[Figure scripts]
====

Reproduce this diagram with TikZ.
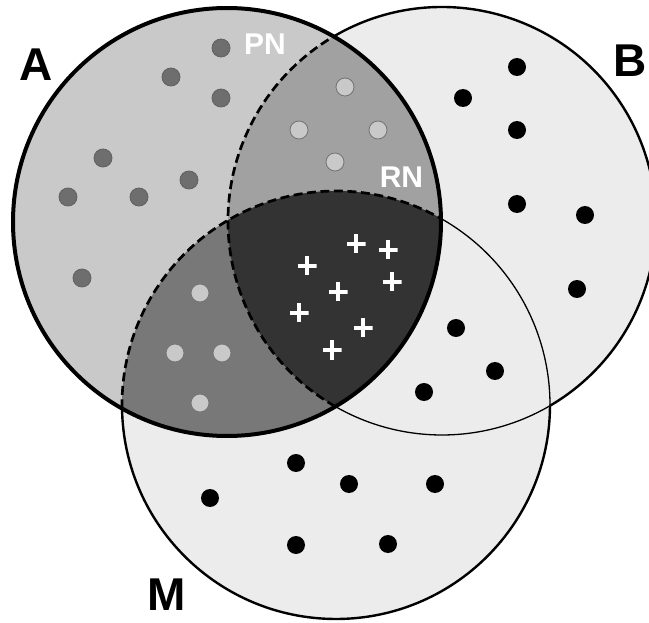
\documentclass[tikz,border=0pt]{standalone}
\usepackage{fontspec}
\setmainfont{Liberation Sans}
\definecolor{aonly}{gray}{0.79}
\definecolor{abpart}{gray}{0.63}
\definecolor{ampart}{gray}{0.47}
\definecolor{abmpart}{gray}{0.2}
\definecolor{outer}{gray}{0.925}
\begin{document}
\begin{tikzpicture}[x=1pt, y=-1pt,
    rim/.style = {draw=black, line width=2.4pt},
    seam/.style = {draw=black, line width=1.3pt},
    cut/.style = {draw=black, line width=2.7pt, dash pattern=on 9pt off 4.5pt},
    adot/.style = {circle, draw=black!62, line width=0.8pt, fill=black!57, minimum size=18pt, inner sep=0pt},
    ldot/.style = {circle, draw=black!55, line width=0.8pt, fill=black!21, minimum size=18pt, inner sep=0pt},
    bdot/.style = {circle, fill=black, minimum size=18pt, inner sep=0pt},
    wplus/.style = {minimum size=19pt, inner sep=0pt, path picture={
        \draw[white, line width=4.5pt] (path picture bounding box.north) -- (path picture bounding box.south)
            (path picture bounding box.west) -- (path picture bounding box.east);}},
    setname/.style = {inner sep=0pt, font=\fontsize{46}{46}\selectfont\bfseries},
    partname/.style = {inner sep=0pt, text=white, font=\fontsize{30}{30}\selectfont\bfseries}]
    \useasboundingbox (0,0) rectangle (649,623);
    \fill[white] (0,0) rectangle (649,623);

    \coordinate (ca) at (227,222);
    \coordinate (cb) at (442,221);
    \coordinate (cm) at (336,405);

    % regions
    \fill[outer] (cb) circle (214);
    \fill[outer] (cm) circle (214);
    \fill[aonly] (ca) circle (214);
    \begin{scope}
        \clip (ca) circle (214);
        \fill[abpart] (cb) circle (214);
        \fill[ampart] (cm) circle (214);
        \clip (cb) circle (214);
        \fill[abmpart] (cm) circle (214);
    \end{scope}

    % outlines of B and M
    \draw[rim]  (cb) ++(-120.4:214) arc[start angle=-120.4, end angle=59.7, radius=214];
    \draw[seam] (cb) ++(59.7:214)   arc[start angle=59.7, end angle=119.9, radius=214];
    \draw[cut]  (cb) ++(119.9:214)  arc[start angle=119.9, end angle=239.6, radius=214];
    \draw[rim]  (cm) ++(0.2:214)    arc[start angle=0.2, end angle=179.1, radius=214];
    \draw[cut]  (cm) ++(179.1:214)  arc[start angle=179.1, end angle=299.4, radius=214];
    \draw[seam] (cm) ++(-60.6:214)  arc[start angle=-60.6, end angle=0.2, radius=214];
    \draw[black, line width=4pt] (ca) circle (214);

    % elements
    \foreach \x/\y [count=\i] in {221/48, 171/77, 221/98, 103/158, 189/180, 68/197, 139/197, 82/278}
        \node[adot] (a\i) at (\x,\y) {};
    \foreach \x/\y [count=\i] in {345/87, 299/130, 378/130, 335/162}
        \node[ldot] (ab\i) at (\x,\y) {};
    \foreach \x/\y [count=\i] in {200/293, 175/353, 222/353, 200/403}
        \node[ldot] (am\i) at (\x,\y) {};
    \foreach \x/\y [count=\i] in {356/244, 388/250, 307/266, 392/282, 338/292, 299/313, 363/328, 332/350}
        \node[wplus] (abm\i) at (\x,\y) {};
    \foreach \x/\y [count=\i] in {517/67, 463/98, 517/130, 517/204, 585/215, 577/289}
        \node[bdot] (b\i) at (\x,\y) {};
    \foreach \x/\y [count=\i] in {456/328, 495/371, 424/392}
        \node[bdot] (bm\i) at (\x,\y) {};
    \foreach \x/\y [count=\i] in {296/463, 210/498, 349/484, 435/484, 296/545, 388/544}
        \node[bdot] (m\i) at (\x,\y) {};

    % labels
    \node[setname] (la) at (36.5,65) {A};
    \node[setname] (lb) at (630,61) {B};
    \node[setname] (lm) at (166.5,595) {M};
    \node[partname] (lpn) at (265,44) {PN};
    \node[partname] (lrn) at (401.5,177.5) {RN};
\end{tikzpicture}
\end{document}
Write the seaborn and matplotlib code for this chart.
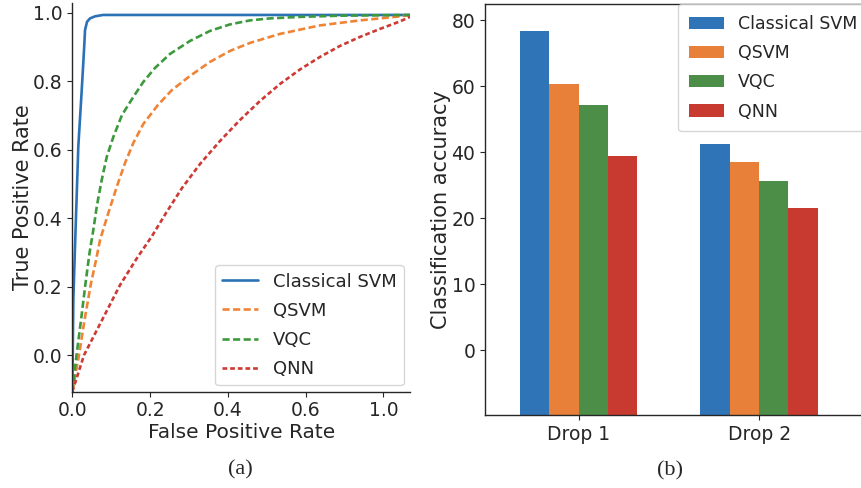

====

Your objective.
Pick out all the lines with the word "this" in them and copy them.

Written solution.
Reproduce this diagram with TikZ.
Write the seaborn and matplotlib code for this chart.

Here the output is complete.